A German-Russian consortium's request to carry out a seabed survey needed to engineer the best route for an undersea gas pipeline was refused by Estonia’s government on Thursday.
The decision will not block plans for the 1,200-kilometer - or 750-mile - pipeline, which will deliver natural gas from Russia to Germany under the Baltic Sea.
It will, however, prevent the consortium, Nord Stream, from considering a route that passes a few hundred meters into Estonian territorial waters. Experts say that section of seabed might provide a more environmentally safe route for that part of the pipeline.
"We think the Baltic Sea is not the proper place for such a pipeline," Foreign Minister Urmas Paet said at a news conference. "Each coastal country has full sovereignty and a right to make decisions involving its own waters."
In explaining the decision, Paet cited environmental concerns and possible hazards in the Baltic Sea, which in recent years has become increasingly polluted and seen tanker traffic surge.
"It would be better if the pipeline were located on land instead of under the sea," he said.
Paet said the survey would have required excessive drilling, which is forbidden by Estonian law. Also, the survey could have revealed sensitive information about the size of Estonia's natural resources, the minister said.
The EUR5 billion (US$7 billion) project has a 2010 launch date. The current route proposal, approved last year by the consortium, would not take the pipeline into Estonia's territorial waters and would not be affected by Thursday's decision.
Switzerland-based Nord Stream AG said its request to carry out a geological survey in Estonian waters was in response to a Finnish request for the company to explore ways to minimize the project's potential environmental impact, said company spokesman Jens Muller.

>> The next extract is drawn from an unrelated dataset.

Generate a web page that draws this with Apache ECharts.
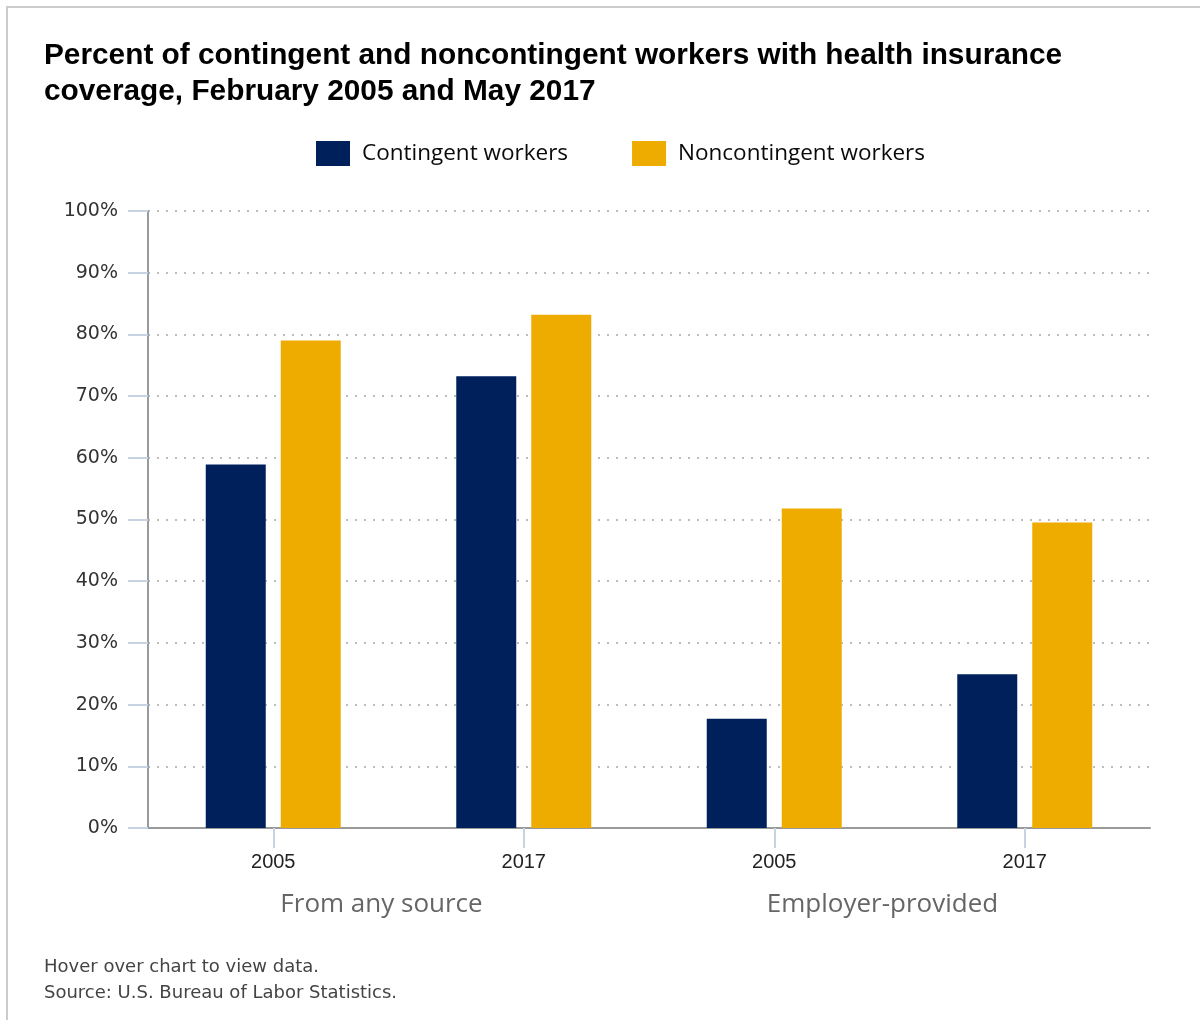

Finnish experts believe that part of the seabed could be flatter and thus more environmentally sound for the pipeline, Muller explained. "We're talking about a distance of several hundred meters" into Estonian territory, he said.
Estonia and other Baltic Sea nations say Nord Stream has not consulted closely with them on the project, leading to some annoyance. Nord Stream contacted Estonia about the project for the first time only in May, Paet said.
Several other coastal nations have also expressed concern that the pipeline could damage the Baltic Sea's delicate ecosystem.
Among Estonians, the project has been highly unpopular, according to recent surveys.
Relations between Estonia and Russia took a hit this year after the Baltic state removed a Soviet war memorial - which held deep meaning for ethnic Russians - from downtown Tallinn.
Russia's state gas monopoly Gazprom owns 51 percent of Nord Stream, while German energy companies E.On Ruhrgas AG and Wintershall AG each hold 24.5 percent in the consortium.
According to Nord Stream's plans, after completion of the project's first phase in 2010, the pipeline will deliver 27 billion cubic meters of gas to Germany. Two years later a parallel pipeline will double capacity to 55 billion cubic meters.